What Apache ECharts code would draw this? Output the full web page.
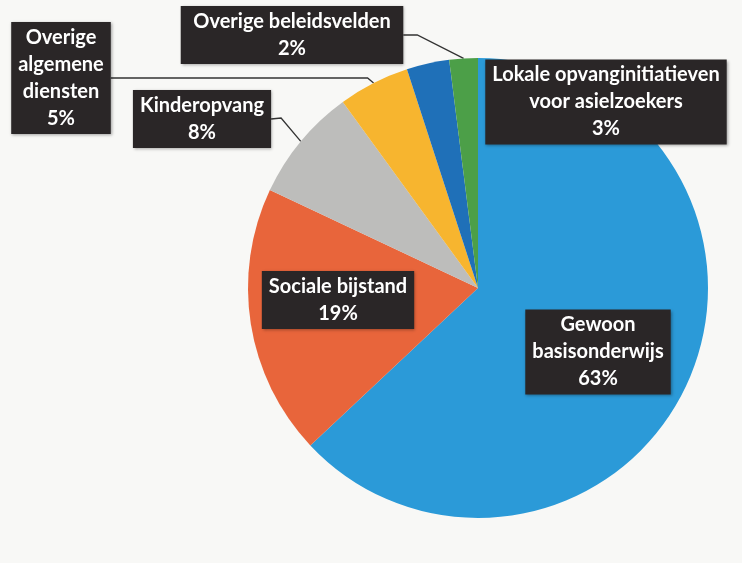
<!DOCTYPE html>
<html>
<head>
<meta charset="utf-8">
<script src="https://cdn.jsdelivr.net/npm/echarts@6/dist/echarts.min.js"></script>
<style>
html,body{margin:0;padding:0;background:#f8f8f6;}
#chart{width:742px;height:563px;}
</style>
</head>
<body>
<div id="chart"></div>
<script>
// ---- data ----
const categories = [
  'Gewoon basisonderwijs',
  'Sociale bijstand',
  'Kinderopvang',
  'Overige algemene diensten',
  'Lokale opvanginitiatieven voor asielzoekers',
  'Overige beleidsvelden'
];
const labelText = [
  'Gewoon\nbasisonderwijs',
  'Sociale bijstand',
  'Kinderopvang',
  'Overige\nalgemene\ndiensten',
  'Lokale opvanginitiatieven\nvoor asielzoekers',
  'Overige beleidsvelden'
];
const values = [63, 19, 8, 5, 3, 2];
const colors = ['#2b9ad8', '#e8653b', '#bdbdbb', '#f7b52f', '#1f70b8', '#4c9f48'];

// ---- layout (styling only) ----
const CX = 478, CY = 288, R = 230;
// label box centres
const labelPos = [
  [598, 352],
  [338, 300],
  [202, 119],
  [61, 78],
  [606, 102],
  [292, 35]
];

const chart = echarts.init(document.getElementById('chart'));
const total = values.reduce((a, b) => a + b, 0);

function pointAt(fracAngle, rr) {
  const a = fracAngle * 2 * Math.PI;
  return [CX + rr * Math.sin(a), CY - rr * Math.cos(a)];
}

const option = {
  backgroundColor: '#f8f8f6',
  animation: false,
  series: [{
    type: 'pie',
    center: [CX, CY],
    radius: R,
    startAngle: 90,
    clockwise: true,
    data: categories.map((c, i) => ({
      name: c,
      value: values[i],
      itemStyle: { color: colors[i] },
      label: i < 2 ? { position: 'inside' } : undefined,
      labelLine: i < 2 ? { show: false } : undefined
    })),
    itemStyle: { borderWidth: 0 },
    label: {
      show: true,
      position: 'outside',
      alignTo: 'none',
      overflow: 'none',
      formatter: p => labelText[p.dataIndex] + '\n' + values[p.dataIndex] + '%',
      color: '#ffffff',
      fontFamily: 'Lato',
      fontWeight: 'bold',
      fontSize: 20,
      lineHeight: 27,
      align: 'center',
      backgroundColor: '#2a2627',
      padding: [2, 7, 2, 7],
      shadowColor: 'rgba(0,0,0,0.35)',
      shadowBlur: 3,
      shadowOffsetX: 1,
      shadowOffsetY: 1
    },
    labelLine: {
      show: true,
      length: 10,
      length2: 10,
      lineStyle: { color: '#333333', width: 1.3 }
    },
    labelLayout: function (params) {
      const i = params.dataIndex;
      const pos = labelPos[i];
      const w = params.labelRect.width;
      const res = { x: pos[0], y: pos[1], align: 'center', verticalAlign: 'middle' };
      const left = pos[0] - w / 2, right = pos[0] + w / 2;
      let cum = 0;
      for (let k = 0; k < i; k++) cum += values[k];
      const midFrac = (cum + values[i] / 2) / total;
      if (i === 4) {
        const p0 = pointAt((cum + values[i]) / total, 0.66 * R);
        res.labelLinePoints = [p0, [left - 4, pos[1] - 10], [left, pos[1] - 10]];
      } else if (i > 1) {
        const p0 = pointAt(midFrac, R);
        let bend;
        if (i === 3) bend = [p0[0] - 6, pos[1]];
        else if (i === 2) bend = [right + 10, pos[1] - 1];
        else bend = [right + 14, pos[1]];
        res.labelLinePoints = [p0, bend, [right, pos[1]]];
      }
      return res;
    }
  }]
};
chart.setOption(option);
</script>
</body>
</html>
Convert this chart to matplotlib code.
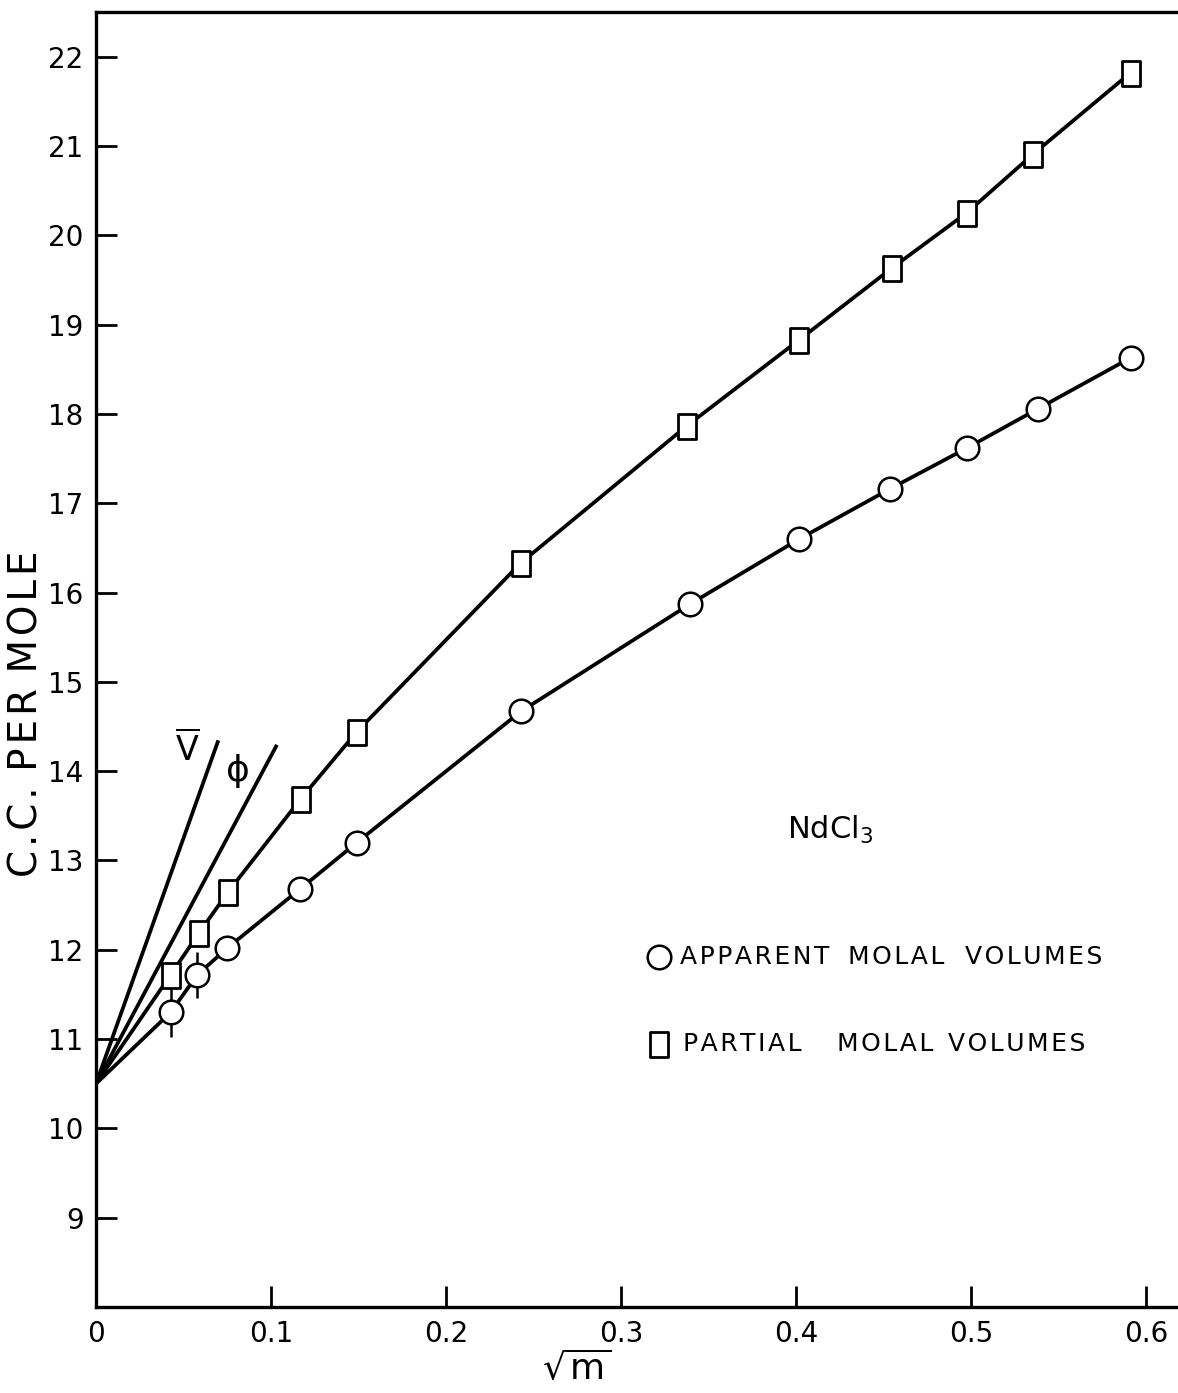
import matplotlib
matplotlib.use("Agg")
import matplotlib.pyplot as plt
import numpy as np
from matplotlib.path import Path

# NdCl3 volumes vs sqrt(m)
partial_x = [0.0427, 0.0589, 0.0756, 0.117, 0.149, 0.2427, 0.3379, 0.4019, 0.4546, 0.4975, 0.5356, 0.5912]
partial_v = [11.72, 12.19, 12.65, 13.69, 14.44, 16.33, 17.87, 18.83, 19.63, 20.25, 20.91, 21.82]

apparent_x = [0.0427, 0.0579, 0.0751, 0.1166, 0.149, 0.2429, 0.3394, 0.4019, 0.4537, 0.4979, 0.5385, 0.5914]
apparent_v = [11.30, 11.72, 12.02, 12.68, 13.20, 14.67, 15.87, 16.60, 17.16, 17.62, 18.06, 18.63]
apparent_err = [0.28, 0.26]   # only the two most dilute points carry bars

# limiting slopes from the common intercept
v0 = 10.5
vbar_slope, vbar_xend = 55.0, 0.0699
phi_slope, phi_xend = 36.7, 0.1034

xticks = [0, 0.1, 0.2, 0.3, 0.4, 0.5, 0.6]
xticklabels = ["0", "0.1", "0.2", "0.3", "0.4", "0.5", "0.6"]
yticks = list(range(9, 23))

plt.rcParams['font.family'] = ['DejaVu Sans']
plt.rcParams['mathtext.fontset'] = 'dejavusans'


def spaced(word):
    # open up the lettering a little
    return "\u200a".join(word)


fig = plt.figure(figsize=(11.78, 13.93), dpi=100)
ax = fig.add_axes([96 / 1178, 1 - 1307 / 1393, 1 - 96 / 1178, (1307 - 12) / 1393])
ax.set_xlim(0, 0.6183)
ax.set_ylim(8.0, 22.5)

# tall rectangle marker for partial molal volumes
rect = Path([(-0.36, -0.5), (0.36, -0.5), (0.36, 0.5), (-0.36, 0.5), (-0.36, -0.5)],
            [Path.MOVETO, Path.LINETO, Path.LINETO, Path.LINETO, Path.CLOSEPOLY])

lw = 2.7
ax.plot([0, vbar_xend], [v0, v0 + vbar_slope * vbar_xend], color='k', lw=lw, solid_capstyle='butt')
ax.plot([0, phi_xend], [v0, v0 + phi_slope * phi_xend], color='k', lw=lw, solid_capstyle='butt')

ax.plot([0] + partial_x, [v0] + partial_v, color='k', lw=lw, zorder=2)
ax.plot([0] + apparent_x, [v0] + apparent_v, color='k', lw=lw, zorder=2)

ax.errorbar(apparent_x[:2], apparent_v[:2], yerr=apparent_err, fmt='none',
            ecolor='k', elinewidth=1.8, capsize=0, zorder=2)

ax.plot(partial_x, partial_v, linestyle='none', marker=rect, markersize=18,
        markerfacecolor='white', markeredgecolor='k', markeredgewidth=2.0, zorder=3)
ax.plot(apparent_x, apparent_v, linestyle='none', marker='o', markersize=17,
        markerfacecolor='white', markeredgecolor='k', markeredgewidth=1.8, zorder=3)

# curve labels
ax.text(0.0525, 14.25, r"$\overline{\mathrm{V}}$", fontsize=24, ha='center', va='center')
ax.text(0.0811, 14.00, "\u03d5", fontsize=26, ha='center', va='center')

ax.text(0.4195, 13.34, r"NdCl$_3$", fontsize=22, ha='center', va='center')

# key
key_y = [11.92, 10.94]
ax.plot([0.3217], [key_y[0]], linestyle='none', marker='o', markersize=17,
        markerfacecolor='white', markeredgecolor='k', markeredgewidth=1.8)
ax.plot([0.3217], [key_y[1]], linestyle='none', marker=rect, markersize=18,
        markerfacecolor='white', markeredgecolor='k', markeredgewidth=2.0)
for word, px in [("APPARENT", 680), ("MOLAL", 848), ("VOLUMES", 965)]:
    ax.text((px - 96) / 1750, key_y[0], spaced(word), fontsize=18, ha='left', va='center')
for word, px in [("PARTIAL", 683), ("MOLAL", 837), ("VOLUMES", 948)]:
    ax.text((px - 96) / 1750, key_y[1], spaced(word), fontsize=18, ha='left', va='center')

# axes styling
for side in ['left', 'bottom', 'top']:
    ax.spines[side].set_linewidth(2.4)
ax.spines['right'].set_visible(False)

ax.set_xticks(xticks)
ax.set_xticklabels(xticklabels)
ax.set_yticks(yticks)
ax.tick_params(axis='both', direction='in', length=15, width=2.0, labelsize=20, pad=9)
ax.tick_params(axis='x', bottom=True, top=False)
ax.tick_params(axis='y', left=True, right=False)

ylabel = "\u2009".join(["C.C.", "PER", "MOLE"]).replace("", "\u200a").strip("\u200a")
fig.text(27 / 1178, 1 - 714 / 1393, ylabel, rotation=90, fontsize=28,
         ha='center', va='center')
fig.text(577 / 1178, 1 - 1368 / 1393, r"$\sqrt{\mathrm{m}}$", fontsize=26,
         ha='center', va='center')

fig.savefig("out.png", dpi=100)
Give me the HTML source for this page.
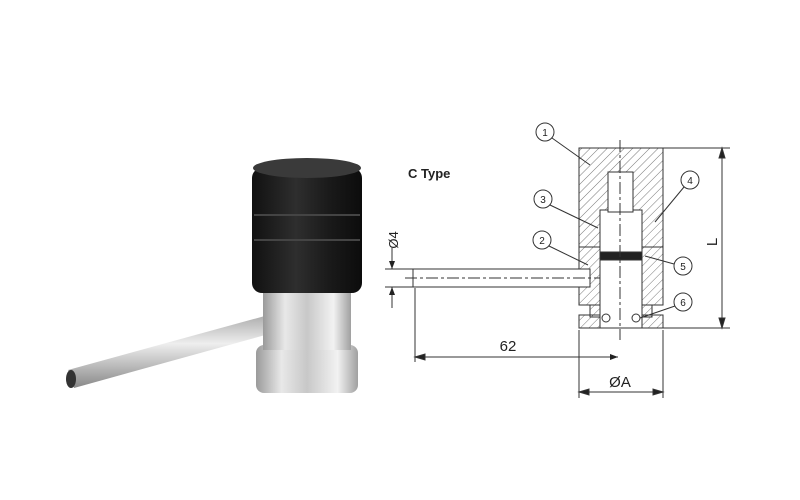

━━━━

Collect the complete line wherever the string "matplotlib" appears in the records.

Convert this chart to matplotlib code.
import matplotlib
matplotlib.use("Agg")
import matplotlib.pyplot as plt
from matplotlib.path import Path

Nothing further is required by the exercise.